Throughout the Middle Ages, Jews bore a reputation as the most powerful sorcerers in Europe. As scholar undefined Trachtenberg documented in his 1939 study, this belief was so widespread that kings issued decrees against Jewish magic, inquisitors hunted Jewish spell-casters, and ordinary people genuinely believed their Jewish neighbors could summon demons and brew poisons from human remains.

The accusation ran deep. In 1303, Philippe le Bel of France had to forbid the Inquisition from prosecuting Jews on charges of sorcery—not because he doubted the charges, but because he wanted to retain control over "his Jews." A century later, Pope Alexander V reversed course, ordering inquisitors in Avignon and Provence to pursue "Jews who practised magic, invokers of demons, and augurs." The charge of sorcery became entangled with the blood libel and accusations of well-poisoning, especially during the Black Death of 1348-1349, when entire Jewish communities were massacred on the theory that their incantations had caused the plague.

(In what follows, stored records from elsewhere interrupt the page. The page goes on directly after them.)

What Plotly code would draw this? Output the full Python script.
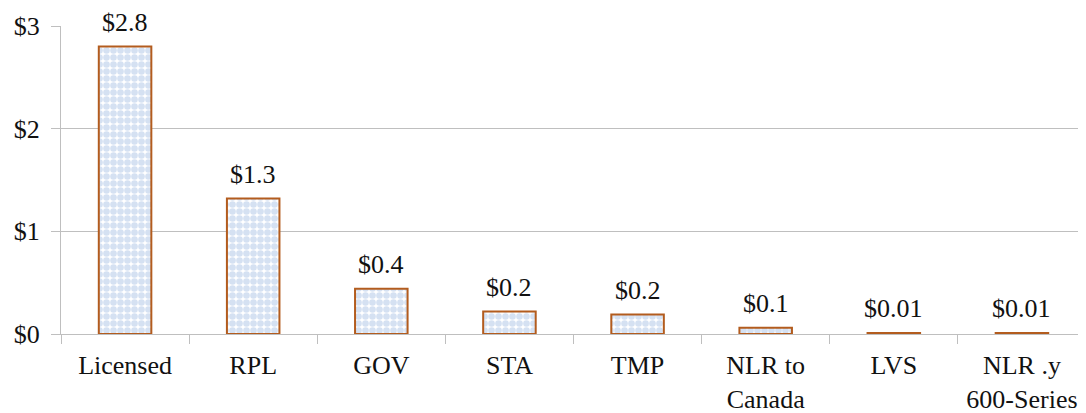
import plotly.graph_objects as go

categories = ["Licensed", "RPL", "GOV", "STA", "TMP", "NLR to<br>Canada", "LVS", "NLR .y<br>600-Series"]
values = [2.8, 1.32, 0.44, 0.22, 0.19, 0.06, 0.01, 0.01]
labels = ["$2.8", "$1.3", "$0.4", "$0.2", "$0.2", "$0.1", "$0.01", "$0.01"]
y_ticks = [0, 1, 2, 3]
y_tick_text = ["$0", "$1", "$2", "$3"]

FONT = "Liberation Serif, Times New Roman, serif"
FS = 26

fig = go.Figure()
fig.add_trace(go.Bar(
    x=categories, y=values,
    marker=dict(
        color="white",
        line=dict(color="#b35c1e", width=2),
        pattern=dict(shape=".", fgcolor="#abc3e5", bgcolor="white", size=7, solidity=0.7),
    ),
    width=0.41,
    hoverinfo="skip",
))

for c, v, t in zip(categories, values, labels):
    fig.add_annotation(x=c, y=v, text=t, showarrow=False, yanchor="middle", yshift=24,
                       font=dict(family=FONT, size=FS, color="#111"))

# page body has an 8px margin, so the figure is sized/positioned to compensate
fig.update_layout(
    width=1078, height=405,
    margin=dict(l=53, r=0, t=18, b=79, autoexpand=False),
    paper_bgcolor="white", plot_bgcolor="white",
    showlegend=False,
    font=dict(family=FONT, size=FS, color="#111"),
)
fig.update_yaxes(
    range=[0, 3], tickvals=y_ticks, ticktext=y_tick_text,
    showgrid=True, gridcolor="#bfbfbf", gridwidth=1,
    showline=True, linecolor="#bfbfbf", linewidth=1,
    ticks="outside", ticklen=9, tickcolor="#bfbfbf",
    ticklabelstandoff=6, zeroline=False,
    tickfont=dict(family=FONT, size=FS, color="#111"),
)
fig.update_xaxes(
    showgrid=False, showline=True, linecolor="#bfbfbf", linewidth=1,
    ticks="outside", ticklen=9, tickcolor="#bfbfbf", tickson="boundaries",
    ticklabelstandoff=8,
    tickfont=dict(family=FONT, size=FS, color="#111"),
)

fig.write_html("out.html")
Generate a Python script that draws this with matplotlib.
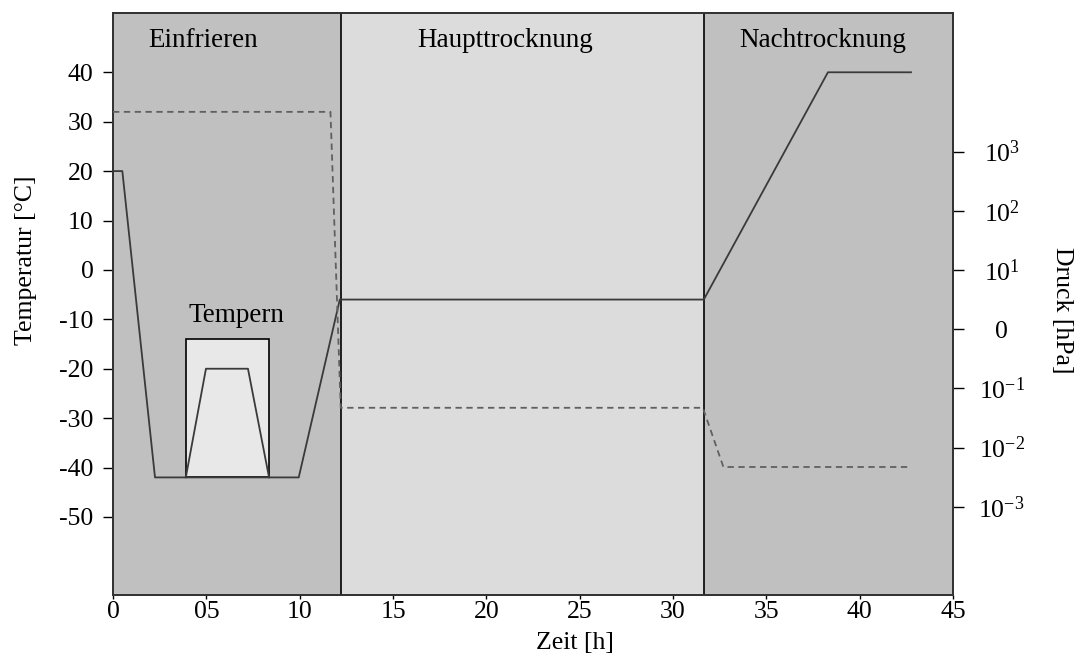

Where did this legend come from? Trachtenberg argues it was a projection. Medieval Europeans practiced enormous amounts of folk magic themselves—love spells, healing charms, protective amulets. But Jews possessed something that seemed uniquely dangerous: a tradition of sacred names, Hebrew incantations, and angelic invocations that stretched back to the Talmud and beyond. The Hebrew language itself was considered magical, and the fact that Jews guarded their mystical traditions closely only fueled suspicion.

The irony, as Trachtenberg shows, is that Jewish magical practice was far more restrained than the wild accusations suggested. Jews did practice certain forms of protective magic—amulets, divine name invocations, demon-warding rituals—but these operated within a religious framework, always invoking God's authority rather than defying it. The gap between the legend and the reality tells us more about medieval fears than about actual Jewish practice.